Un Delerm : P U N° 169

Un peu de désordre : le n°168 sera envoyé plus tard, la récipiendaire étant partie quelques semaines dans son pays d’origine, le pays dont parle la Pièce Unique N° 168.
Je ne suis pas claire… ? Pas grave ! « Sauts et gambades », les Pièces Uniques…

Je ne pensais pas un jour en produire une à partir de Philippe Delerm. La couverture du livre chez Folio a eu raison de moi : un détail de tableau de Tiepolo, le fils.
Le livre est fin (118 p.), écrit assez gros, avec au moins quatre sujets différents : ce peintre, les restes de la guerre en Italie, les livres qui marchent et surtout, Venise. C’est beaucoup…
Et moi qui en rajoute avec mes « poèmes express » … :
– Ne rien lire. Faire : le trottoir, la tête, du voilier.
– Un peu enfoncé dans la peinture, un rond noir,, brun à la rigueur. Tout rond.
– Jardin sombre, paysages saisis, route bleue.
– La vie, territoire d’aversion, se diluait en mots.
Un rouge écaillé, un bleu presque mauve dans un voyage.

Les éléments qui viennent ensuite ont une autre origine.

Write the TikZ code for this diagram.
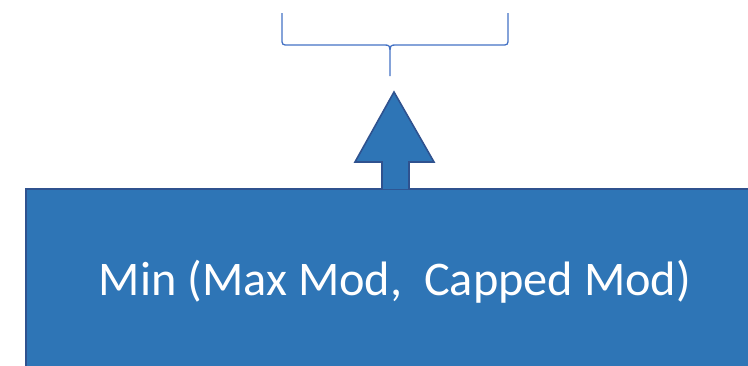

La Pièce Unique N°169 est offerte à Robert de Laroche, éditeur rencontré au Salon du Livre de Paris avec sa collection de textes sur le cinéma, La Tour Verte. Robert vit maintenant à Venise et son dernier livre en tant qu’auteur vient de sortir en Folio policier.

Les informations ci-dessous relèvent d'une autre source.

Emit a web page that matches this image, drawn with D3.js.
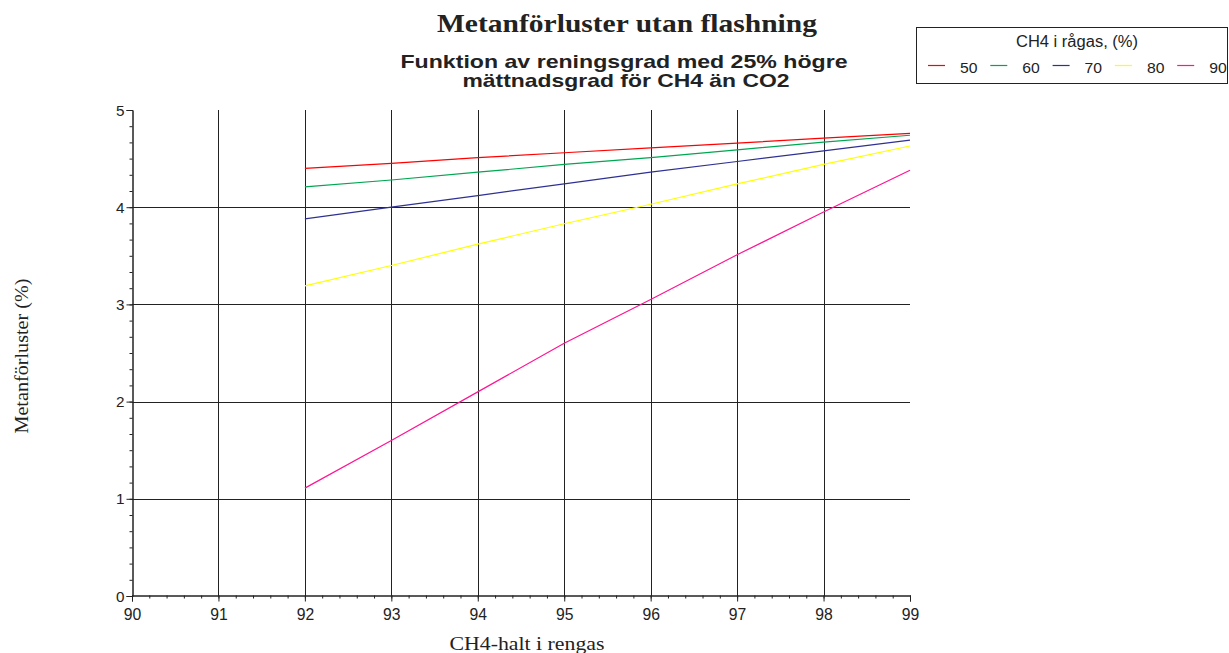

Un Maja Thrane : P U N° 167

Petit traité de taxidermie : une histoire de maison, de gens qui vivent dans cette maison et de ceux qui y ont vécu auparavant, plus ou moins fantômes. Rien de fantastique, une évocation comme normale. Un des habitants a été « l’intendant » , ce qui en Suède est le nom donné à un conservateur de musée. August Wilhelm Malm (1821-1882) a réellement existé. Ce sont des photos d’un de ses travaux qui ont amené ce texte que Maja Thrane dit avoir mis dix ans à écrire. Ces photos, on en trouve deux dans le volume des éditions Agullo et, oui, elles sont étonnantes, voire impossibles croit-on. Pourtant, non, ce ne sont pas des montages, pas des « fake » : on a bien une baleine qui sort de la façade partiellement démontée d’une maison, une baleine tirée de là par un cheval. Malm a effectivement taxidermisé l’animal. La baleine est toujours visible, dans un musée du sud de la Suède.
Petit traité de taxidermie, ce sont de courts chapitres qui nous mènent dans l’histoire de ces gens, Vera et Björn, de leur vie au cours des saisons, de leurs sensations et activités.

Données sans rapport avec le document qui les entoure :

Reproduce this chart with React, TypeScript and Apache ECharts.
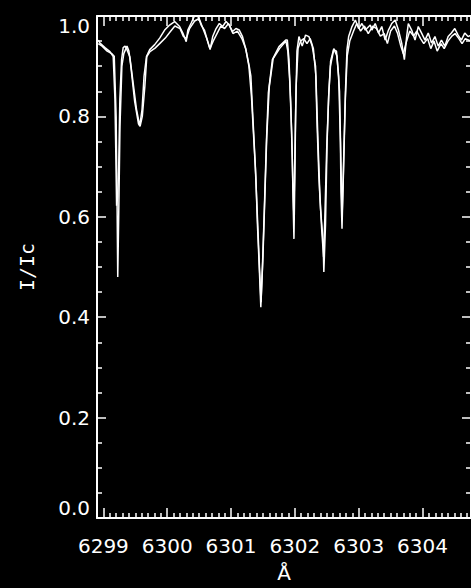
import React, { useEffect, useRef } from "react";
import * as echarts from "echarts";

// Wavelength axis (Å) tick labels
const xMajorTicks = [6299, 6300, 6301, 6302, 6303, 6304];
const yMajorTicks = [0, 0.2, 0.4, 0.6, 0.8, 1.0];

// Spectrum 1: [wavelength (Å), I/Ic]
const spectrum1: [number, number][] = [
  [6298.92, 0.952], [6298.947, 0.946], [6299.025, 0.937], [6299.103, 0.929],
  [6299.154, 0.919], [6299.181, 0.834], [6299.196, 0.715], [6299.207, 0.622],
  [6299.225, 0.64], [6299.24, 0.7], [6299.258, 0.834], [6299.285, 0.913],
  [6299.31, 0.937], [6299.34, 0.94], [6299.363, 0.935], [6299.414, 0.919],
  [6299.466, 0.867], [6299.519, 0.814], [6299.57, 0.781], [6299.606, 0.814],
  [6299.637, 0.88], [6299.675, 0.919], [6299.726, 0.933], [6299.804, 0.943],
  [6299.882, 0.956], [6299.96, 0.972], [6300.038, 0.982], [6300.116, 0.989],
  [6300.194, 0.979], [6300.245, 0.966], [6300.298, 0.949], [6300.323, 0.972],
  [6300.376, 0.986], [6300.427, 1.0], [6300.479, 1.0], [6300.532, 0.982],
  [6300.583, 0.972], [6300.635, 0.949], [6300.672, 0.933], [6300.713, 0.959],
  [6300.766, 0.975], [6300.817, 0.985], [6300.869, 0.979], [6300.922, 0.989],
  [6300.973, 0.982], [6301.024, 0.969], [6301.077, 0.975], [6301.129, 0.972],
  [6301.18, 0.959], [6301.233, 0.933], [6301.285, 0.9], [6301.311, 0.88],
  [6301.336, 0.814], [6301.389, 0.68], [6301.414, 0.583], [6301.441, 0.504],
  [6301.467, 0.42], [6301.492, 0.5], [6301.518, 0.6], [6301.554, 0.748],
  [6301.585, 0.847], [6301.648, 0.913], [6301.752, 0.939], [6301.857, 0.952],
  [6301.882, 0.952], [6301.908, 0.913], [6301.935, 0.828], [6301.96, 0.715],
  [6301.975, 0.616], [6301.986, 0.556], [6302.0, 0.68], [6302.013, 0.814],
  [6302.033, 0.93], [6302.064, 0.959], [6302.115, 0.94], [6302.168, 0.962],
  [6302.22, 0.959], [6302.272, 0.94], [6302.324, 0.9], [6302.349, 0.781],
  [6302.376, 0.682], [6302.402, 0.616], [6302.443, 0.55], [6302.454, 0.49],
  [6302.48, 0.583], [6302.505, 0.748], [6302.532, 0.847], [6302.558, 0.9],
  [6302.609, 0.933], [6302.652, 0.93], [6302.687, 0.88], [6302.714, 0.748],
  [6302.723, 0.649], [6302.739, 0.576], [6302.765, 0.715], [6302.792, 0.847],
  [6302.817, 0.933], [6302.843, 0.959], [6302.895, 0.979], [6302.948, 0.992],
  [6302.999, 0.975], [6303.051, 0.985], [6303.104, 0.972], [6303.182, 0.982],
  [6303.207, 0.972], [6303.259, 0.985], [6303.311, 0.966], [6303.362, 0.979],
  [6303.415, 0.952], [6303.467, 0.972], [6303.518, 0.985], [6303.571, 0.992],
  [6303.623, 0.972], [6303.674, 0.946], [6303.716, 0.913], [6303.752, 0.959],
  [6303.778, 0.985], [6303.83, 0.972], [6303.883, 0.952], [6303.934, 0.979],
  [6303.986, 0.966], [6304.039, 0.952], [6304.09, 0.966], [6304.142, 0.946],
  [6304.195, 0.959], [6304.246, 0.94], [6304.297, 0.952], [6304.35, 0.94],
  [6304.402, 0.959], [6304.453, 0.966], [6304.506, 0.975], [6304.558, 0.962],
  [6304.609, 0.952], [6304.662, 0.966], [6304.714, 0.959], [6304.76, 0.962],
];

// Spectrum 2: [wavelength (Å), I/Ic]
const spectrum2: [number, number][] = [
  [6298.92, 0.945], [6298.98, 0.94], [6299.06, 0.93], [6299.13, 0.925],
  [6299.17, 0.92], [6299.2, 0.8], [6299.215, 0.62], [6299.225, 0.48],
  [6299.24, 0.6], [6299.26, 0.78], [6299.29, 0.9], [6299.32, 0.925],
  [6299.37, 0.94], [6299.4, 0.93], [6299.43, 0.9], [6299.49, 0.83],
  [6299.55, 0.785], [6299.575, 0.78], [6299.61, 0.8], [6299.65, 0.86],
  [6299.68, 0.919], [6299.73, 0.929], [6299.81, 0.936], [6299.89, 0.946],
  [6299.97, 0.956], [6300.05, 0.969], [6300.12, 0.98], [6300.2, 0.975],
  [6300.25, 0.96], [6300.3, 0.955], [6300.35, 0.975], [6300.43, 0.99],
  [6300.5, 0.995], [6300.56, 0.975], [6300.62, 0.955], [6300.67, 0.935],
  [6300.72, 0.95], [6300.78, 0.965], [6300.84, 0.98], [6300.9, 0.975],
  [6300.96, 0.985], [6301.03, 0.965], [6301.1, 0.97], [6301.17, 0.955],
  [6301.23, 0.935], [6301.28, 0.9], [6301.32, 0.84], [6301.38, 0.7],
  [6301.42, 0.58], [6301.445, 0.5], [6301.47, 0.43], [6301.5, 0.52],
  [6301.53, 0.64], [6301.56, 0.76], [6301.6, 0.86], [6301.66, 0.915],
  [6301.76, 0.935], [6301.86, 0.95], [6301.89, 0.93], [6301.92, 0.87],
  [6301.95, 0.77], [6301.97, 0.66], [6301.985, 0.6], [6302.0, 0.72],
  [6302.02, 0.86], [6302.05, 0.935], [6302.09, 0.95], [6302.14, 0.955],
  [6302.19, 0.945], [6302.24, 0.955], [6302.29, 0.935], [6302.33, 0.88],
  [6302.36, 0.76], [6302.39, 0.65], [6302.42, 0.576], [6302.45, 0.52],
  [6302.47, 0.6], [6302.5, 0.74], [6302.53, 0.84], [6302.56, 0.91],
  [6302.61, 0.935], [6302.66, 0.92], [6302.7, 0.85], [6302.72, 0.72],
  [6302.74, 0.6], [6302.76, 0.68], [6302.79, 0.83], [6302.82, 0.92],
  [6302.86, 0.95], [6302.92, 0.97], [6302.97, 0.985], [6303.03, 0.97],
  [6303.09, 0.98], [6303.15, 0.965], [6303.22, 0.98], [6303.28, 0.975],
  [6303.34, 0.96], [6303.4, 0.965], [6303.45, 0.945], [6303.5, 0.97],
  [6303.56, 0.98], [6303.61, 0.965], [6303.66, 0.94], [6303.7, 0.925],
  [6303.74, 0.945], [6303.8, 0.97], [6303.86, 0.96], [6303.91, 0.97],
  [6303.97, 0.955], [6304.02, 0.945], [6304.08, 0.955], [6304.13, 0.935],
  [6304.18, 0.95], [6304.23, 0.93], [6304.29, 0.945], [6304.34, 0.935],
  [6304.4, 0.95], [6304.46, 0.96], [6304.51, 0.965], [6304.57, 0.955],
  [6304.62, 0.945], [6304.67, 0.955], [6304.76, 0.95],
];

const X_MIN = 6298.9;
const X_MAX = 6304.76;

export default function App() {
  const ref = useRef<HTMLDivElement>(null);

  useEffect(() => {
    if (!ref.current) return;
    const chart = echarts.init(ref.current, null, { renderer: "svg" });

    // minor ticks every 0.1 Å
    const xMinorTicks: number[] = [];
    for (let i = Math.ceil(X_MIN * 10); i <= Math.floor(X_MAX * 10); i++) {
      if (i % 10 !== 0) xMinorTicks.push(i / 10);
    }

    const white = "#ffffff";
    const font = "DejaVu Sans";

    const xBase = {
      type: "value" as const,
      min: X_MIN,
      max: X_MAX,
      gridIndex: 0,
      splitLine: { show: false },
    };
    const yBase = {
      type: "value" as const,
      min: yMajorTicks[0],
      max: yMajorTicks[yMajorTicks.length - 1],
      interval: 0.2,
      gridIndex: 0,
      splitLine: { show: false },
      minorSplitLine: { show: false },
    };

    chart.setOption({
      animation: false,
      backgroundColor: "#000000",
      grid: { left: 97, top: 16, width: 376, height: 505, containLabel: false },
      xAxis: [
        {
          ...xBase,
          position: "bottom",
          axisLine: { show: true, onZero: false, lineStyle: { color: white, width: 2 } },
          axisTick: {
            show: true,
            inside: true,
            length: 10,
            customValues: xMajorTicks,
            lineStyle: { color: white, width: 1.5 },
          },
          axisLabel: {
            show: true,
            customValues: xMajorTicks,
            color: white,
            fontSize: 20,
            fontFamily: font,
            margin: 18,
            formatter: (v: number) => String(Math.round(v)),
          },
          name: "Å",
          nameLocation: "middle",
          nameGap: 45,
          nameTextStyle: { color: white, fontSize: 20, fontFamily: font },
        },
        {
          ...xBase,
          position: "bottom",
          axisLine: { show: false, onZero: false },
          axisTick: {
            show: true,
            inside: true,
            length: 5,
            customValues: xMinorTicks,
            lineStyle: { color: white, width: 1.5 },
          },
          axisLabel: { show: false },
        },
        {
          ...xBase,
          position: "top",
          axisLine: { show: true, onZero: false, lineStyle: { color: white, width: 2 } },
          axisTick: {
            show: true,
            inside: true,
            length: 10,
            customValues: xMajorTicks,
            lineStyle: { color: white, width: 1.5 },
          },
          axisLabel: { show: false },
        },
        {
          ...xBase,
          position: "top",
          axisLine: { show: false, onZero: false },
          axisTick: {
            show: true,
            inside: true,
            length: 5,
            customValues: xMinorTicks,
            lineStyle: { color: white, width: 1.5 },
          },
          axisLabel: { show: false },
        },
      ],
      yAxis: [
        {
          ...yBase,
          position: "left",
          axisLine: { show: true, onZero: false, lineStyle: { color: white, width: 2 } },
          axisTick: { show: true, inside: true, length: 9, lineStyle: { color: white, width: 1.5 } },
          minorTick: { show: true, splitNumber: 4, length: 5, lineStyle: { color: white, width: 1.5 } },
          axisLabel: {
            show: true,
            color: white,
            fontSize: 20,
            fontFamily: font,
            margin: 7,
            verticalAlignMinLabel: "bottom",
            verticalAlignMaxLabel: "top",
            formatter: (v: number) => v.toFixed(1),
          },
          name: "I/Ic",
          nameLocation: "middle",
          nameGap: 60,
          nameTextStyle: { color: white, fontSize: 20, fontFamily: "DejaVu Sans Mono" },
        },
        {
          ...yBase,
          position: "right",
          axisLine: { show: true, onZero: false, lineStyle: { color: white, width: 2 } },
          axisTick: { show: true, inside: true, length: 9, lineStyle: { color: white, width: 1.5 } },
          minorTick: { show: true, splitNumber: 4, length: 5, lineStyle: { color: white, width: 1.5 } },
          axisLabel: { show: false },
        },
      ],
      series: [
        {
          type: "line",
          xAxisIndex: 0,
          yAxisIndex: 0,
          data: spectrum1,
          showSymbol: false,
          symbol: "none",
          lineStyle: { color: white, width: 1.5 },
        },
        {
          type: "line",
          xAxisIndex: 0,
          yAxisIndex: 0,
          data: spectrum2,
          showSymbol: false,
          symbol: "none",
          lineStyle: { color: white, width: 1.5 },
        },
      ],
    });

    return () => chart.dispose();
  }, []);

  return (
    <div
      ref={ref}
      style={{ position: "fixed", left: 0, top: 0, width: 471, height: 588, background: "#000" }}
    />
  );
}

Voilà quelques Poèmes Express venus de ce texte :
Sur la neige, dans le noir, un gant rouge.
La corneille a le bourdon, la pie pense à sa vie.
Des heures à tripoter Lena, lourdement. Quelqu’un les observe.
Une grotte et, s’introduisant de plus en plus profond, l’imagination.
Envahi par les boules, le canal.

La P U N° 167 est envoyée à S. Bernet en souvenir  d’Etienne Bernet (1939-2022), architecte dans une première vie puis historien de marine, qui a écrit sur la pêche à Terre-Neuve mais aussi sur la chasse à la baleine. Il était un des responsables de la revue Les annales du patrimoine de Fécamp. Le dernier numéro   vient de sortir et lui rend hommage.

Retour sur la P U N° 155 : youhou !

Mis en avant

tardivement, très, car déplacements multiples et l’objet-livre caché facétieusement glissé entre et entre, mais retrouvé

donc lu maintenant,
picoré
avec appétit
et déjà merci pour la pensée de l’envoi
de ce 155ème
objet multiple en effet
et mystérieux
(sachant que j’ignore qui est robert wyatt)
(et que donc l’étrangeté est absolue, d’un livre sur qui je ne connais pas)
(comme une biographie inventée)
(quelque chose de totalement fictionnel)

(et s’arrêtant sur un album que je ne connais pas non plus)
(mais qu’écoutant ce matin je reconnais bien sûr) (alors c’est donc lui)
(mais pourquoi lui alors, en dehors de la maquette qui vous plaît)
une sorte de folie borgesiennne
qui immédiatement
et ludiquement
m’a rappelé ces découpages qu’enfant on faisait
de silhouettes à habiller
de différentes tenues qu’on clipait, qu’on changeait
(je vous parle d’un temps que les moins de vingt ans…)
mais aussi les mille milliards de poèmes
ces lectures en tout sens
pulvérisant l’ordre narratif, le recomposant
drôlement aussi
entre art brut et poésie minimale
entre humour et absurde (le verso découpé de certains collages est aussi signifiant dans ses manques)
aussi merci catherine
oui
amicalement
ea&fd = Emmanuel Adely et Frédéric Dumond !!!!!